▸ **Stated goal**:
Start at the line that contains "Convert this chart to Plotly.js code.", stop at the line that contains "-5, 0, 5, 10];", and repeat every line in that span, those two included, with no pictures.

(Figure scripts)
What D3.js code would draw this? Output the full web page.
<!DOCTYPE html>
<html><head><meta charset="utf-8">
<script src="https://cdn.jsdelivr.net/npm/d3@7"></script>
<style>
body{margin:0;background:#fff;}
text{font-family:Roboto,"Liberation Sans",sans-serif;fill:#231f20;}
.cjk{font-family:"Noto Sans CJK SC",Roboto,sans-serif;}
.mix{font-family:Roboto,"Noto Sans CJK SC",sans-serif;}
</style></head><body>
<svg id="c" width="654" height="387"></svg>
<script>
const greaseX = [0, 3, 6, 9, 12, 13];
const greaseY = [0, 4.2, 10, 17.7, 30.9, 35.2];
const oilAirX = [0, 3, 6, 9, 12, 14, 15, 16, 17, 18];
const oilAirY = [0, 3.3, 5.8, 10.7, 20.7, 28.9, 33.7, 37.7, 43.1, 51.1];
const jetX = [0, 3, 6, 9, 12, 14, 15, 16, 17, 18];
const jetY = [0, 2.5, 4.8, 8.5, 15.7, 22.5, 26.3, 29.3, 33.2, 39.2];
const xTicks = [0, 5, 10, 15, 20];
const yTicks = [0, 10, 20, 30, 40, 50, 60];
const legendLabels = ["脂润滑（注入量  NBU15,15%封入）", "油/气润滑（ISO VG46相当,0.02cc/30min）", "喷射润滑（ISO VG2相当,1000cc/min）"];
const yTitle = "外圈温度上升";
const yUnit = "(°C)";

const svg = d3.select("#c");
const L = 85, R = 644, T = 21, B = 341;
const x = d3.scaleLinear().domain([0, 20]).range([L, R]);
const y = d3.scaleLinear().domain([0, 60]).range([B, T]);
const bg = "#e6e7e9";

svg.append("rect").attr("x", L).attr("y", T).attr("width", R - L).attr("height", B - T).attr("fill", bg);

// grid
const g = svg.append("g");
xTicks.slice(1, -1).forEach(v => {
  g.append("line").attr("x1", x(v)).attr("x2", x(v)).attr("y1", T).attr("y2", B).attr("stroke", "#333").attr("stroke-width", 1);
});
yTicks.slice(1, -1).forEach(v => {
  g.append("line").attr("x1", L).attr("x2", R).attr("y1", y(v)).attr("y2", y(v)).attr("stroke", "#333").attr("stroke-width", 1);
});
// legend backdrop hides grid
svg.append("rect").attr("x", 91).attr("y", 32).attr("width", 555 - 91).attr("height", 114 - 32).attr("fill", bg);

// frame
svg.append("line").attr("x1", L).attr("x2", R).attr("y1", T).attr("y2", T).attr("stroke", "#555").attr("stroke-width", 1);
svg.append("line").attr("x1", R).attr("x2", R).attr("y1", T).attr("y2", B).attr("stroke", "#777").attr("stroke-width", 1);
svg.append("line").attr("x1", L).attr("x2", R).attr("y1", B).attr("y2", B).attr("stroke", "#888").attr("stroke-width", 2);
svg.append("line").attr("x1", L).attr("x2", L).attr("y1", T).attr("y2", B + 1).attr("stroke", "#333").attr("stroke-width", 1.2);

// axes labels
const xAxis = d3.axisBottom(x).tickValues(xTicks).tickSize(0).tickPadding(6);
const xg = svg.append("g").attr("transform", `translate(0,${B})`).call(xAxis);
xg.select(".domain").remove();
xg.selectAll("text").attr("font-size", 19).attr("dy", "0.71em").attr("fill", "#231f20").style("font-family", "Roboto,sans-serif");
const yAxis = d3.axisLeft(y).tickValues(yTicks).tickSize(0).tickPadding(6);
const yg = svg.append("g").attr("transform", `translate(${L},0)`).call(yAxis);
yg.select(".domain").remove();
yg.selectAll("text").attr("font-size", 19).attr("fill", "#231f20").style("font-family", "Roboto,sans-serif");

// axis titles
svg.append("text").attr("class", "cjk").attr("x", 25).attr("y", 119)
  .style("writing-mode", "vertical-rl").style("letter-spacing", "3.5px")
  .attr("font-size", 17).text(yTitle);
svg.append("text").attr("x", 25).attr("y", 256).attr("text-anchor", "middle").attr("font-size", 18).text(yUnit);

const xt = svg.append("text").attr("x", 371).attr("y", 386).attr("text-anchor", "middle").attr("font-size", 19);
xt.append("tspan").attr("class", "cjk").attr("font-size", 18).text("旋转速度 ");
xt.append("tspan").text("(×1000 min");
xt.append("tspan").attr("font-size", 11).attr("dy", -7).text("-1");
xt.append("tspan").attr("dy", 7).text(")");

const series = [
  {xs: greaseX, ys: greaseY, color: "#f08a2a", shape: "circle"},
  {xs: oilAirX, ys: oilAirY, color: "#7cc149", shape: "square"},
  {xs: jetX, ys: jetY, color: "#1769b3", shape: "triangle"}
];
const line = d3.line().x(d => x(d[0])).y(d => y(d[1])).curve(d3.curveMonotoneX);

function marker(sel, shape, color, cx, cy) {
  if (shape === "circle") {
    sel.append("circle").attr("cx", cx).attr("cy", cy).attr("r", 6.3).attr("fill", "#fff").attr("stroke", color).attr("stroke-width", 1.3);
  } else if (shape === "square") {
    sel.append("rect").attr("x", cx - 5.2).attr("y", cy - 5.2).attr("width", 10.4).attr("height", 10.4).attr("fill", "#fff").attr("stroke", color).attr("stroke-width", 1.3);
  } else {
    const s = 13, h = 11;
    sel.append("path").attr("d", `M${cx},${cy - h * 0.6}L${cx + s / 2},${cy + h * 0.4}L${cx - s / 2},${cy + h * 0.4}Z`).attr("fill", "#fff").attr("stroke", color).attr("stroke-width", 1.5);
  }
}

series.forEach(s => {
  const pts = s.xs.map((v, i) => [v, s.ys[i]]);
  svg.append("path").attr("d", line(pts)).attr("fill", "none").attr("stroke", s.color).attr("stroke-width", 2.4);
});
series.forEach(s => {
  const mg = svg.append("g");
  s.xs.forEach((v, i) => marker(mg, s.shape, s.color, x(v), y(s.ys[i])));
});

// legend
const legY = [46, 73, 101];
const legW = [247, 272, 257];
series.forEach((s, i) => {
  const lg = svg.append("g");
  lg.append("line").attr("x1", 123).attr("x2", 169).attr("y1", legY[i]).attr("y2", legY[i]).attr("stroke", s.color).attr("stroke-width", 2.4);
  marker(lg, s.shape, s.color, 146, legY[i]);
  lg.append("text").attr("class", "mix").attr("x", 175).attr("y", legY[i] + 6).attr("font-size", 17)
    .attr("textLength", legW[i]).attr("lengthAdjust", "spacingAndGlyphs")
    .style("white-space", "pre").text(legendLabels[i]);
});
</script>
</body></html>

---

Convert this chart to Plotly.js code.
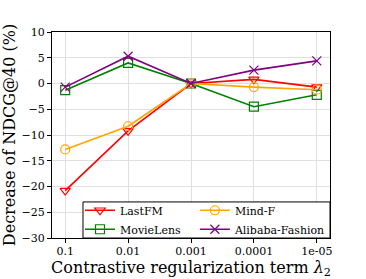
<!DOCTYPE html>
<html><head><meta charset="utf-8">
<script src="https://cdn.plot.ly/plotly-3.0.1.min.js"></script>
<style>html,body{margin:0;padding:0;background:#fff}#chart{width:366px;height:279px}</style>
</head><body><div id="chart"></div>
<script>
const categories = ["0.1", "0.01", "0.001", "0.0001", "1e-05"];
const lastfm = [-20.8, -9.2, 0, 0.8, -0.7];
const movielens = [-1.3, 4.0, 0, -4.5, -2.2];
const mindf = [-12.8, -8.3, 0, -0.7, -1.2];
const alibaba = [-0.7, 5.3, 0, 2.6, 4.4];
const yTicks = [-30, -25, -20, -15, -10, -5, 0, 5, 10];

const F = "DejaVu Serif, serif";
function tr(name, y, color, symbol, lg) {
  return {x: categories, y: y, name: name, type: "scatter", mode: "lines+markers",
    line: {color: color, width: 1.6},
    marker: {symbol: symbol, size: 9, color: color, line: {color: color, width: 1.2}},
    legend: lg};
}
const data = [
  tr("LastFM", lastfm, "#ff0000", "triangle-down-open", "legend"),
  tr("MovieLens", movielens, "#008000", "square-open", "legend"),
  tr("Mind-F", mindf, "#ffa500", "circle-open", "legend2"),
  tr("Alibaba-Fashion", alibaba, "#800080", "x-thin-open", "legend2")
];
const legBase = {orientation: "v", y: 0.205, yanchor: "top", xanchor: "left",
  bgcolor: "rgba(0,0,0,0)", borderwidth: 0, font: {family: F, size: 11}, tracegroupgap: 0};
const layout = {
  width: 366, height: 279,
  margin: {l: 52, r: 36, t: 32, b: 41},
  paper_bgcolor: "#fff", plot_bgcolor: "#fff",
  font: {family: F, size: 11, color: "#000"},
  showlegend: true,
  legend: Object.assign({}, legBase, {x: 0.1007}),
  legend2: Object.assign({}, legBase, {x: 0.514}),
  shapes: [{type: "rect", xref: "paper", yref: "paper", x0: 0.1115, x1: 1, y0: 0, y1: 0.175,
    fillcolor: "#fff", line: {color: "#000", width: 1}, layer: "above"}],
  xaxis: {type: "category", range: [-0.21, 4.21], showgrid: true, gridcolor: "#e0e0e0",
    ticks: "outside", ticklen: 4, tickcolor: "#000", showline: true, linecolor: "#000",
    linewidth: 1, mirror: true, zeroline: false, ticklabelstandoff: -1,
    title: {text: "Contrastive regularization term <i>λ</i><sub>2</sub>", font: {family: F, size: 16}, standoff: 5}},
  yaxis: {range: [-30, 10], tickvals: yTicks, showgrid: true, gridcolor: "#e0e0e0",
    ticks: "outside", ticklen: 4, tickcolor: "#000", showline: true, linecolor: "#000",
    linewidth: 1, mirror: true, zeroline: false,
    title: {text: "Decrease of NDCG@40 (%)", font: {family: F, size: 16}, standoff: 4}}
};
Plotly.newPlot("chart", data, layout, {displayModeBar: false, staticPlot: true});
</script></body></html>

▸ **Exercise response**:
Convert this chart to Plotly.js code.
<!DOCTYPE html>
<html><head><meta charset="utf-8">
<script src="https://cdn.plot.ly/plotly-3.0.1.min.js"></script>
<style>html,body{margin:0;padding:0;background:#fff}#chart{width:366px;height:279px}</style>
</head><body><div id="chart"></div>
<script>
const categories = ["0.1", "0.01", "0.001", "0.0001", "1e-05"];
const lastfm = [-20.8, -9.2, 0, 0.8, -0.7];
const movielens = [-1.3, 4.0, 0, -4.5, -2.2];
const mindf = [-12.8, -8.3, 0, -0.7, -1.2];
const alibaba = [-0.7, 5.3, 0, 2.6, 4.4];
const yTicks = [-30, -25, -20, -15, -10, -5, 0, 5, 10];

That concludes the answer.